- _PROVIDED MATERIAL_:
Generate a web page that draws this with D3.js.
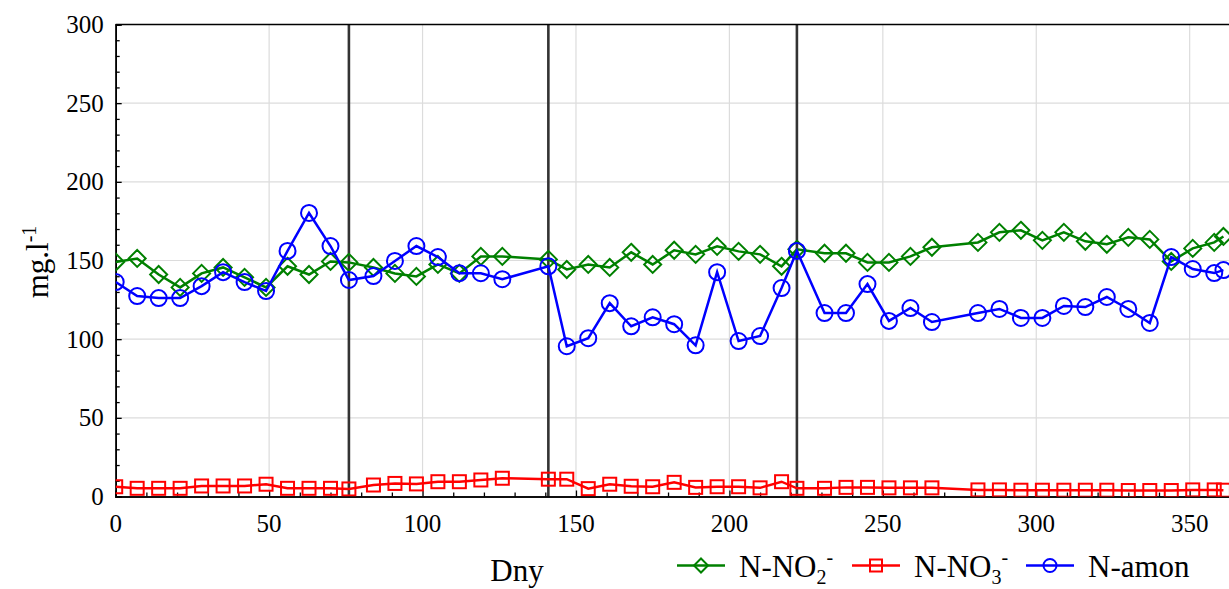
<!DOCTYPE html>
<html>
<head>
<meta charset="utf-8">
<script src="https://cdn.jsdelivr.net/npm/d3@7"></script>
<style>
  body { margin: 0; background: #fff; }
  svg { display: block; }
  .lbl { font-family: "Liberation Serif", "Times New Roman", Times, serif; fill: #000; }
</style>
</head>
<body>
<svg id="chart"></svg>
<script>
// sampling days (weekly)
const days = [0, 7, 14, 21, 28, 35, 42, 49, 56, 63, 70, 76, 84, 91, 98, 105, 112, 119, 126,
  141, 147, 154, 161, 168, 175, 182, 189, 196, 203, 210, 217, 222, 231, 238, 245, 252, 259, 266,
  281, 288, 295, 302, 309, 316, 323, 330, 337, 344, 351, 358, 361];

const nitrite = [149, 151.3, 141.1, 132.9, 141.8, 145.6, 139.3, 132.9, 146.3, 141.1, 149.4, 148.8, 145.6, 141.8, 139.9, 147.5, 141.8, 152.6, 152.6,
  150.7, 144.3, 147.5, 145.6, 155.2, 147.5, 156.5, 153.9, 159, 155.8, 153.9, 146.3, 157.1, 154.6, 154.6, 148.8, 148.8, 152.6, 158.4,
  161.5, 167.9, 169.2, 162.8, 167.9, 162.2, 160.3, 164.7, 163.4, 149.4, 157.7, 161.5, 165.3];

const nitrate = [6.2, 5.2, 5.2, 5.2, 6.7, 6.7, 6.7, 7.8, 5.2, 5.2, 5.2, 4.8, 7.3, 8.3, 8, 9.4, 9.4, 10.5, 11.6,
  11, 11, 5, 7.8, 6.5, 6.2, 9, 5.8, 6.2, 6.2, 5.5, 9.4, 5.2, 5.2, 5.8, 5.8, 5.5, 5.5, 5.5,
  4.2, 4.2, 4, 4, 4, 4, 4, 3.8, 3.8, 3.8, 4.2, 4.2, 4];

const ammonium = [136.3, 127.4, 126.1, 126.1, 133.7, 142.6, 136.3, 130.6, 156.1, 180.2, 159.2, 137.6, 140.1, 149.7, 159.2, 152.2, 141.9, 141.9, 138.1,
  146.3, 95.5, 100.6, 122.9, 108.2, 113.9, 109.5, 96.1, 142.6, 98.8, 102, 132.5, 156.1, 116.6, 116.6, 135, 111.6, 119.8, 110.9,
  116.6, 119.2, 113.5, 113.5, 121.1, 120.4, 126.8, 119.2, 110.3, 152.2, 144.6, 142, 143.9];

// phase boundaries
const phases = [76, 141, 222];

const xTicks = [0, 50, 100, 150, 200, 250, 300, 350];
const yTicks = [0, 50, 100, 150, 200, 250, 300];

const W = 1229, H = 589;
const margin = { top: 24.5, left: 115.7 };
const width = 1120, height = 472;

const svg = d3.select("#chart").attr("width", W).attr("height", H);

const x = d3.scaleLinear().domain([0, 365]).range([margin.left, margin.left + width]);
const y = d3.scaleLinear().domain([0, 300]).range([margin.top + height, margin.top]);

svg.append("defs").append("clipPath").attr("id", "plot")
  .append("rect")
  .attr("x", margin.left).attr("y", margin.top)
  .attr("width", width).attr("height", height);

// grid
svg.append("g").selectAll("line").data(xTicks.filter(d => d > 0)).enter().append("line")
  .attr("x1", d => x(d)).attr("x2", d => x(d))
  .attr("y1", y(0)).attr("y2", y(300))
  .attr("stroke", "#dcdcdc").attr("stroke-width", 1.2);
svg.append("g").selectAll("line").data(yTicks.filter(d => d > 0 && d < 300)).enter().append("line")
  .attr("x1", x(0)).attr("x2", x(365))
  .attr("y1", d => y(d)).attr("y2", d => y(d))
  .attr("stroke", "#dcdcdc").attr("stroke-width", 1.2);

// phase lines
svg.append("g").selectAll("line").data(phases).enter().append("line")
  .attr("x1", d => x(d)).attr("x2", d => x(d))
  .attr("y1", y(0)).attr("y2", y(300))
  .attr("stroke", "#333").attr("stroke-width", 2.6);

// axes (ticks only; labels drawn below)
const minorX = d3.range(0, 366, 10).filter(d => d % 50 !== 0);
const minorY = d3.range(0, 301, 10).filter(d => d % 50 !== 0);

svg.append("g")
  .attr("transform", `translate(0,${y(0)})`)
  .call(d3.axisBottom(x).tickValues(xTicks).tickSize(-6).tickFormat(""));
svg.append("g")
  .attr("transform", `translate(0,${y(0)})`)
  .call(d3.axisBottom(x).tickValues(minorX).tickSize(-4).tickFormat(""));
svg.append("g")
  .attr("transform", `translate(${x(0)},0)`)
  .call(d3.axisLeft(y).tickValues(yTicks).tickSize(-6).tickFormat(""));
svg.append("g")
  .attr("transform", `translate(${x(0)},0)`)
  .call(d3.axisLeft(y).tickValues(minorY).tickSize(-4).tickFormat(""));

svg.selectAll(".domain").attr("stroke", "#000").attr("stroke-width", 1.6);
svg.selectAll(".tick line").attr("stroke", "#000").attr("stroke-width", 1.3);

svg.append("g").selectAll("text").data(xTicks).enter().append("text")
  .attr("class", "lbl")
  .attr("x", d => x(d)).attr("y", y(0) + 35)
  .attr("text-anchor", "middle")
  .attr("font-size", 25)
  .text(d => d);
svg.append("g").selectAll("text").data(yTicks).enter().append("text")
  .attr("class", "lbl")
  .attr("x", x(0) - 12).attr("y", d => y(d) + 8.5)
  .attr("text-anchor", "end")
  .attr("font-size", 25)
  .text(d => d);

// top frame
svg.append("line")
  .attr("x1", x(0)).attr("x2", x(365))
  .attr("y1", y(300)).attr("y2", y(300))
  .attr("stroke", "#000").attr("stroke-width", 1.6);

// series
const series = [
  { name: "NO2", values: nitrite, color: "#008000", shape: "diamond" },
  { name: "NO3", values: nitrate, color: "#ff0000", shape: "square" },
  { name: "amon", values: ammonium, color: "#0000ff", shape: "circle" }
];

function marker(g, shape, color) {
  if (shape === "diamond") {
    g.append("path").attr("d", "M0,-8.5L8.5,0L0,8.5L-8.5,0Z");
  } else if (shape === "square") {
    g.append("rect").attr("x", -6.5).attr("y", -6.5).attr("width", 13).attr("height", 13);
  } else {
    g.append("circle").attr("r", 8);
  }
  g.selectAll("*").attr("fill", "none").attr("stroke", color).attr("stroke-width", 2);
}

const plot = svg.append("g").attr("clip-path", "url(#plot)");
const line = d3.line().x(d => x(d[0])).y(d => y(d[1]));

series.forEach(s => {
  const pts = days.map((d, i) => [d, s.values[i]]);
  plot.append("path")
    .datum(pts)
    .attr("d", line)
    .attr("fill", "none")
    .attr("stroke", s.color)
    .attr("stroke-width", 2.5);
  plot.selectAll(null).data(pts).enter().append("g")
    .attr("transform", d => `translate(${x(d[0])},${y(d[1])})`)
    .each(function() { marker(d3.select(this), s.shape, s.color); });
});

// axis titles
svg.append("text")
  .attr("class", "lbl")
  .attr("x", 517).attr("y", 581)
  .attr("text-anchor", "middle")
  .attr("font-size", 31)
  .text("Dny");

const yt = svg.append("text")
  .attr("class", "lbl")
  .attr("transform", `translate(48,262) rotate(-90)`)
  .attr("text-anchor", "middle")
  .attr("font-size", 31);
yt.append("tspan").text("mg.l");
yt.append("tspan").attr("dy", -12).attr("font-size", 20).text("-1");

// legend
const legend = [
  { x: 677, color: "#008000", shape: "diamond", main: "N-NO", sub: "2" },
  { x: 852, color: "#ff0000", shape: "square", main: "N-NO", sub: "3" },
  { x: 1026, color: "#0000ff", shape: "circle", main: "N-amon", sub: null }
];
const ly = 565.5;
legend.forEach(l => {
  const g = svg.append("g");
  g.append("line").attr("x1", l.x).attr("x2", l.x + 48)
    .attr("y1", ly).attr("y2", ly)
    .attr("stroke", l.color).attr("stroke-width", 2.5);
  const m = g.append("g").attr("transform", `translate(${l.x + 24},${ly})`);
  marker(m, l.shape, l.color);
  m.selectAll("path").attr("d", "M0,-7L7,0L0,7L-7,0Z");
  m.selectAll("rect").attr("x", -6).attr("y", -6).attr("width", 12).attr("height", 12);
  m.selectAll("circle").attr("r", 6.5);
  const t = g.append("text").attr("class", "lbl").attr("x", l.x + 62).attr("y", 577).attr("font-size", 31);
  t.append("tspan").text(l.main);
  if (l.sub) {
    t.append("tspan").attr("dy", 7).attr("font-size", 20).text(l.sub);
    t.append("tspan").attr("dy", -20).attr("font-size", 20).text("-");
  }
});
</script>
</body>
</html>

- _EXERCISE DETAILS_: Repeat exactly and only the lines from the start of the data above through the line that holds "const phases = [76, 141, 222];", inclusive. Pictures do not belong in the copy.

- _EXERCISE RESULT_:
Generate a web page that draws this with D3.js.
<!DOCTYPE html>
<html>
<head>
<meta charset="utf-8">
<script src="https://cdn.jsdelivr.net/npm/d3@7"></script>
<style>
  body { margin: 0; background: #fff; }
  svg { display: block; }
  .lbl { font-family: "Liberation Serif", "Times New Roman", Times, serif; fill: #000; }
</style>
</head>
<body>
<svg id="chart"></svg>
<script>
// sampling days (weekly)
const days = [0, 7, 14, 21, 28, 35, 42, 49, 56, 63, 70, 76, 84, 91, 98, 105, 112, 119, 126,
  141, 147, 154, 161, 168, 175, 182, 189, 196, 203, 210, 217, 222, 231, 238, 245, 252, 259, 266,
  281, 288, 295, 302, 309, 316, 323, 330, 337, 344, 351, 358, 361];

const nitrite = [149, 151.3, 141.1, 132.9, 141.8, 145.6, 139.3, 132.9, 146.3, 141.1, 149.4, 148.8, 145.6, 141.8, 139.9, 147.5, 141.8, 152.6, 152.6,
  150.7, 144.3, 147.5, 145.6, 155.2, 147.5, 156.5, 153.9, 159, 155.8, 153.9, 146.3, 157.1, 154.6, 154.6, 148.8, 148.8, 152.6, 158.4,
  161.5, 167.9, 169.2, 162.8, 167.9, 162.2, 160.3, 164.7, 163.4, 149.4, 157.7, 161.5, 165.3];

const nitrate = [6.2, 5.2, 5.2, 5.2, 6.7, 6.7, 6.7, 7.8, 5.2, 5.2, 5.2, 4.8, 7.3, 8.3, 8, 9.4, 9.4, 10.5, 11.6,
  11, 11, 5, 7.8, 6.5, 6.2, 9, 5.8, 6.2, 6.2, 5.5, 9.4, 5.2, 5.2, 5.8, 5.8, 5.5, 5.5, 5.5,
  4.2, 4.2, 4, 4, 4, 4, 4, 3.8, 3.8, 3.8, 4.2, 4.2, 4];

const ammonium = [136.3, 127.4, 126.1, 126.1, 133.7, 142.6, 136.3, 130.6, 156.1, 180.2, 159.2, 137.6, 140.1, 149.7, 159.2, 152.2, 141.9, 141.9, 138.1,
  146.3, 95.5, 100.6, 122.9, 108.2, 113.9, 109.5, 96.1, 142.6, 98.8, 102, 132.5, 156.1, 116.6, 116.6, 135, 111.6, 119.8, 110.9,
  116.6, 119.2, 113.5, 113.5, 121.1, 120.4, 126.8, 119.2, 110.3, 152.2, 144.6, 142, 143.9];

// phase boundaries
const phases = [76, 141, 222];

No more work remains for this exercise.